Cocina y servicio non stop.
Russafa vuelve a ser Russafa, ha regresado la vida loca de los restaurantes y bares. Uno se alegra de que sea así. Porque vienen las Fallas. Porque llega la primavera. Porque las terrazas. Porque hay locales nuevos y porque están los de siempre.
El Bar Biosca es de estos últimos y, en su caso, “siempre” equivale a cien años, concretamente desde 1922. Nació como una taberna donde troceaban barras de hielo, vendían vino a granel, orxata… Esto me lo cuentan Rafael Biosca, la tercera generación y su nuera, Claudia. La cuarta generación es ella, además de la artífice que mudó el Biosca a bar restaurante.
Su concepto está muy próximo al non stop. Ofrecen desayunos, almuerzos, comidas, meriendas y cenas. Y montar algo así requiere de matemáticas. Por un lado: tortillas de patata (con o sin cebolla, poco cuajada), de morcilla, de trufa, tartas caseras de zanahoria, cocas de llanda, bocadillos, tostas; y por otro, tapas, no importa si es a mediodía o por la noche: ensaladilla rusa, albóndigas, croquetas de rabo de toro, esgarraet, tataki de atún, sepia con mayonesa, bao de secreto ibérico, de carrillada… Platos que no fallan, elaborados con cariño, y sin que les haga falta cambiar la carta.

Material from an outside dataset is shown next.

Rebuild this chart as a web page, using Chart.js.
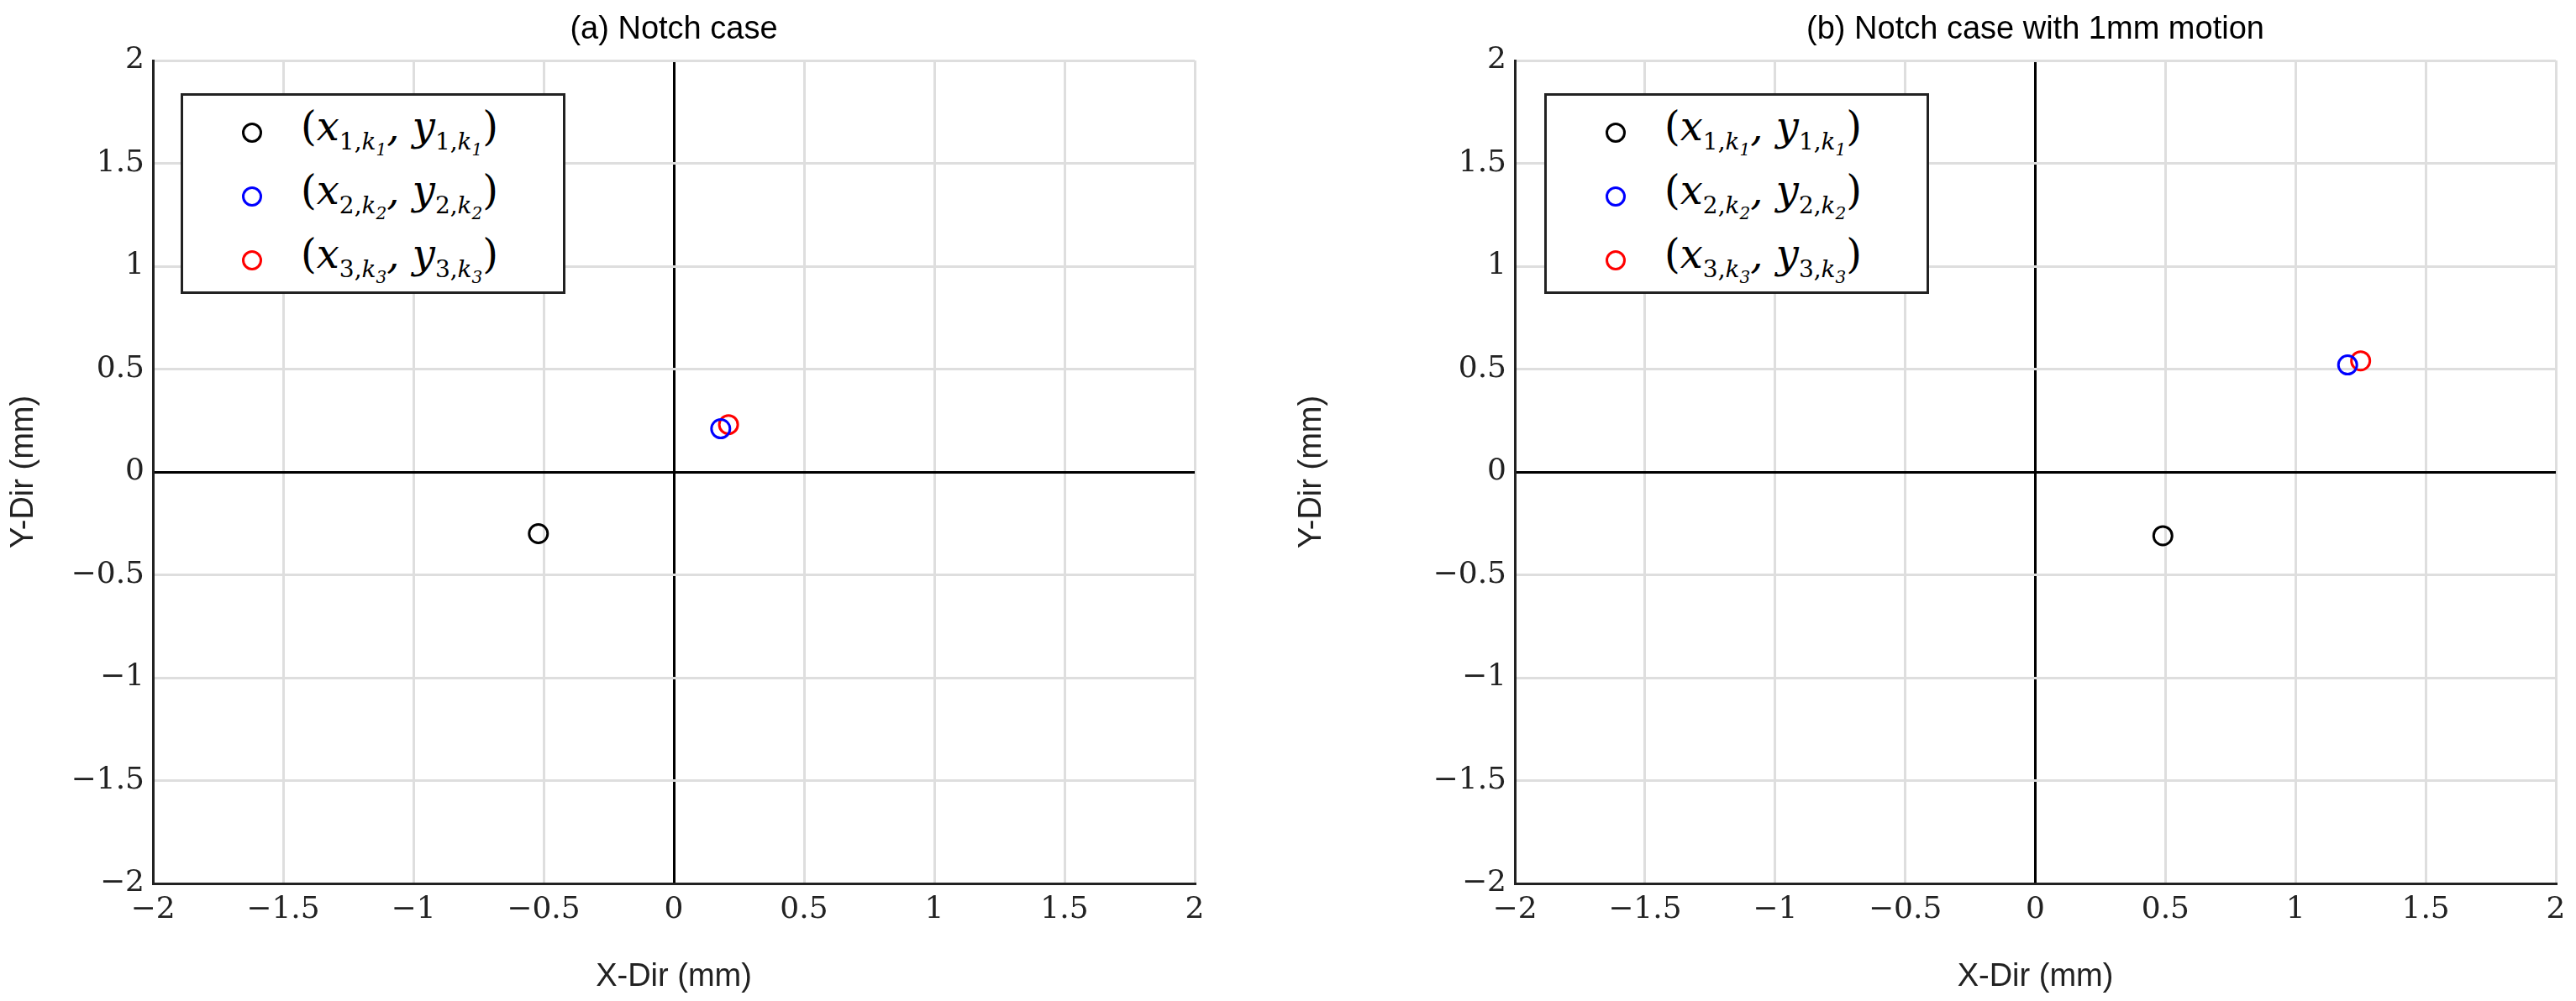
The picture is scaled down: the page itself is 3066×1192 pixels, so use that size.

La calidad del servicio también es non stop. Claudia dice que en eso es perfeccionista y le tengo que dar la razón. Maggy, Sebas y ella misma conforman una tríada de buen trato vayas a la hora que vayas.
Ah, dos últimos apuntes que hablan bastante bien del Biosca —bueno, tres—. El café no es de especialidad, pero como si quisiera serlo. Echan las cañas igual que en Madrid. Y el pan les llega en taxi a diario. ¿Hay o no que ir al Biosca?